The most interesting part of the book were the letters between Brandes and Nietzsche. Nietzsche had his publishers send copies to Brandes of two of his books in the hope that this prominent European intellectual would do something with them. Brandes ignores the first couple (
Beyond Good and Evil and
Human, All Too Human) but then reads the third,
The Genealogy of Morals. He writes a letter to Nietzsche apologizing for ignoring his earlier books, explaining he gets so many...But now he plans to read them and say something. This is the opening letter between them in November of 1887.
Nietzsche for us is Nietzsche, i.e., terrifying, one of the unscalable mountains of philosophy, but in 1887, even though he'd written a good deal of his major work, he's still pretty much a nobody, and he's charmingly thrilled and deferential that such a luminary as Brandes is reading him. Now that's reversed. My spell-checker is perfectly happy with Nietzsche as a word. Brandes is underlined everywhere. So fleeting is fame.
And Brandes does take Nietzsche seriously. In the spring of 1888, Brandes gives a two-lecture series on Nietzsche in Copenhagen; the first was poorly attended, "since no one knew who and what you are", and Brandes apologizes for that; but his first lecture got a favorable notice in the newspaper and so the second was better attended. Nietzsche writes from Turin, "I am so relieved, so strengthened, in such good humor...Have I not the good north winds to thank for it, the north winds which do not always come from the Alps?--they come now and then even from Copenhagen!"
The last of the letters is a postcard from Turin, one of the so-called
Wahnzettel, the madness letters, written after Nietzsche's breakdown. He signs it 'The Crucified.'
Anyway, that more or less answered my question. Per almost certainly would not have read Nietzsche at the time he was saying rather Nietzschean things. So you have to just assume it was in the air. But the question usefully got me to read the book...
Some more quotes (all from Brandes' letters to Nietzsche):
"There is a writer who would interest you, if only he were translated: Søren Kierkegaard."

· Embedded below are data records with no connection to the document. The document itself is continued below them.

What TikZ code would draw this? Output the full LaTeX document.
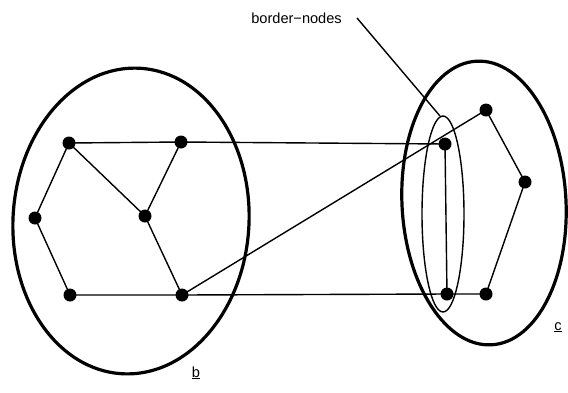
\documentclass[tikz,border=0pt]{standalone}
\usepackage{fontspec}
\setmainfont{Liberation Sans}
\begin{document}
\begin{tikzpicture}[x=1pt,y=-1pt,
  dot/.style={circle,fill=black,inner sep=0pt,minimum size=13pt},
  edge/.style={line width=1.4pt},
  region/.style={line width=3.2pt},
  thinring/.style={line width=1.4pt},
  lbl/.style={font=\fontsize{14.6}{16}\selectfont,inner sep=0pt}]
\useasboundingbox (0,0) rectangle (568,392);
% regions
\draw[region] (131,221) circle[x radius=118, y radius=153, rotate=-3.4];
\draw[region] (484,203) circle[x radius=82, y radius=142, rotate=3];
\draw[thinring] (443,214) circle[x radius=21, y radius=98];
% nodes
\node[dot] (a) at (69,143) {};
\node[dot] (b) at (181,142) {};
\node[dot] (c) at (35,218) {};
\node[dot] (d) at (145,216) {};
\node[dot] (e) at (70,295) {};
\node[dot] (f) at (182,295) {};
\node[dot] (g) at (445,144) {};
\node[dot] (h) at (486,110) {};
\node[dot] (i) at (525,182) {};
\node[dot] (j) at (447,294) {};
\node[dot] (k) at (486,294) {};
% edges
\draw[edge] (a.center) -- (b.center) -- (g.center);
\draw[edge] (a.center) -- (c.center) -- (e.center) -- (f.center) -- (j.center) -- (k.center);
\draw[edge] (a.center) -- (d.center) -- (f.center);
\draw[edge] (b.center) -- (d.center);
\draw[edge] (f.center) -- (h.center) -- (i.center) -- (k.center);
\draw[edge] (g.center) -- (j.center);
% labels
\node[lbl,anchor=base east] (bn) at (342,23) {border\textminus nodes};
\coordinate (bnfrom) at (357,18);
\coordinate (bnto) at (440,116);
\draw[edge] (bnfrom) -- (bnto);
\node[lbl,anchor=base] (lb) at (196,377) {\underline{b}};
\node[lbl,anchor=base] (lc) at (558,330) {\underline{c}};
\end{tikzpicture}
\end{document}
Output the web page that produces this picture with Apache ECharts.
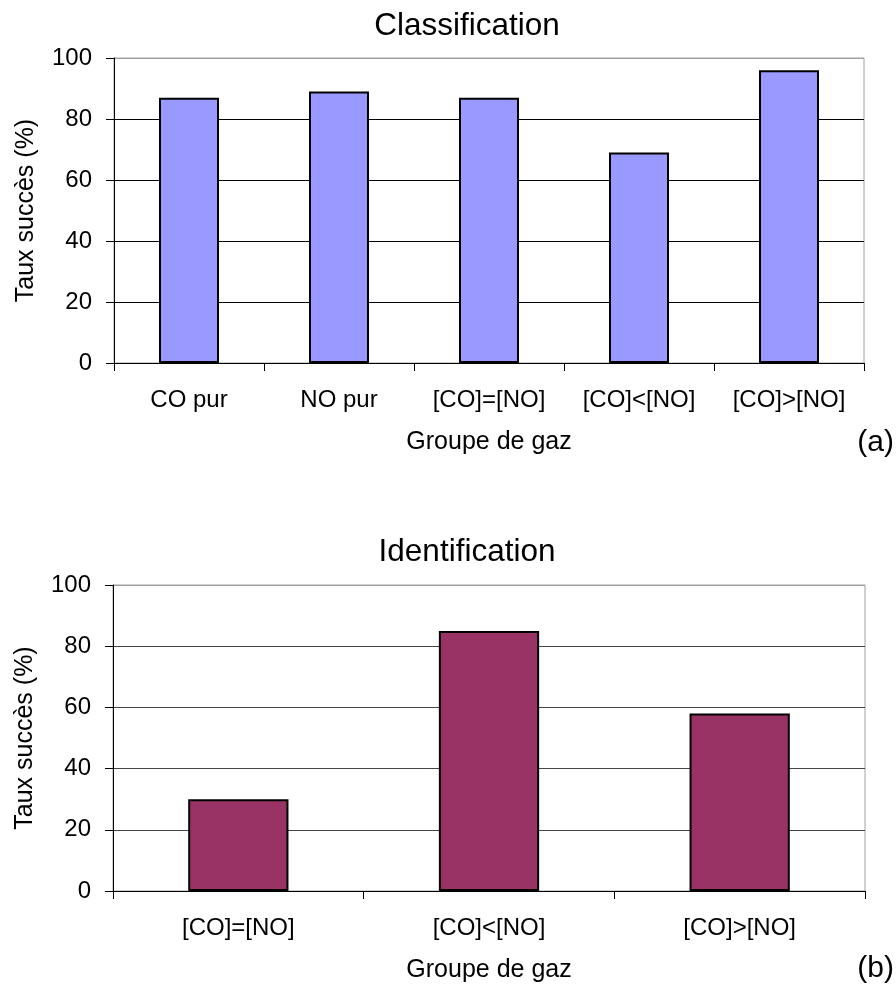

--Letter of Jan. 11, 1888 (Ha! I can just imagine.)
"I am not an intruder by nature, so little in fact that I lead an almost isolated life, am indeed loth to write letters and, like all authors, loth to write at all."
--Letter of Apr. 3, 1888 (Amusing, though a bit disingenuous.)
"In my early days I was passionately polemical, now I can only expound; silence is my only weapon of offence."